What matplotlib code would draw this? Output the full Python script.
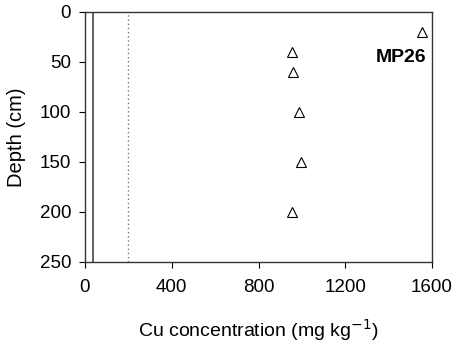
import matplotlib
matplotlib.use("Agg")
import matplotlib.pyplot as plt

plt.rcParams['font.family'] = ['Liberation Sans', 'DejaVu Sans']

cu = [1552, 955, 957, 988, 998, 954]
depth = [20, 40, 60, 100, 150, 200]
solid_ref = 36
dotted_ref = 197

fig = plt.figure(figsize=(4.55, 3.45), dpi=100)
ax = fig.add_axes([85/455, 1-262/345, 347/455, 250/345])

ax.axvline(solid_ref, color='#555555', lw=1.3)
ax.axvline(dotted_ref, color='#777777', lw=1.0, ls=(0, (1, 2)))
ax.plot(cu, depth, ls='none', marker='^', ms=7, mfc='white', mec='black', mew=0.8)

ax.set_xlim(0, 1600)
ax.set_ylim(250, 0)
ax.set_xticks([0, 400, 800, 1200, 1600])
ax.set_yticks([0, 50, 100, 150, 200, 250])
ax.tick_params(direction='out', length=4, width=0.8, labelsize=13.5)
ax.tick_params(axis='x', pad=8)
ax.tick_params(axis='y', pad=6)
for s in ax.spines.values():
    s.set_linewidth(1.0)
    s.set_color('#333333')

ax.text(1575, 46, 'MP26', fontsize=14, fontweight='bold', ha='right', va='center')
ax.set_xlabel('Cu concentration (mg kg$^{-1}$)', fontsize=14)
ax.set_ylabel('Depth (cm)', fontsize=14.5)
ax.xaxis.set_label_coords(0.5, -0.22)
ax.yaxis.set_label_coords(-0.17, 0.5)

fig.savefig('out.png', dpi=100)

What you should do:
Write out the data precisely as given, excluding the pictures.

Written reply:
What matplotlib code would draw this? Output the full Python script.
import matplotlib
matplotlib.use("Agg")
import matplotlib.pyplot as plt

plt.rcParams['font.family'] = ['Liberation Sans', 'DejaVu Sans']

cu = [1552, 955, 957, 988, 998, 954]
depth = [20, 40, 60, 100, 150, 200]
solid_ref = 36
dotted_ref = 197

fig = plt.figure(figsize=(4.55, 3.45), dpi=100)
ax = fig.add_axes([85/455, 1-262/345, 347/455, 250/345])

ax.axvline(solid_ref, color='#555555', lw=1.3)
ax.axvline(dotted_ref, color='#777777', lw=1.0, ls=(0, (1, 2)))
ax.plot(cu, depth, ls='none', marker='^', ms=7, mfc='white', mec='black', mew=0.8)

ax.set_xlim(0, 1600)
ax.set_ylim(250, 0)
ax.set_xticks([0, 400, 800, 1200, 1600])
ax.set_yticks([0, 50, 100, 150, 200, 250])
ax.tick_params(direction='out', length=4, width=0.8, labelsize=13.5)
ax.tick_params(axis='x', pad=8)
ax.tick_params(axis='y', pad=6)
for s in ax.spines.values():
    s.set_linewidth(1.0)
    s.set_color('#333333')

ax.text(1575, 46, 'MP26', fontsize=14, fontweight='bold', ha='right', va='center')
ax.set_xlabel('Cu concentration (mg kg$^{-1}$)', fontsize=14)
ax.set_ylabel('Depth (cm)', fontsize=14.5)
ax.xaxis.set_label_coords(0.5, -0.22)
ax.yaxis.set_label_coords(-0.17, 0.5)

fig.savefig('out.png', dpi=100)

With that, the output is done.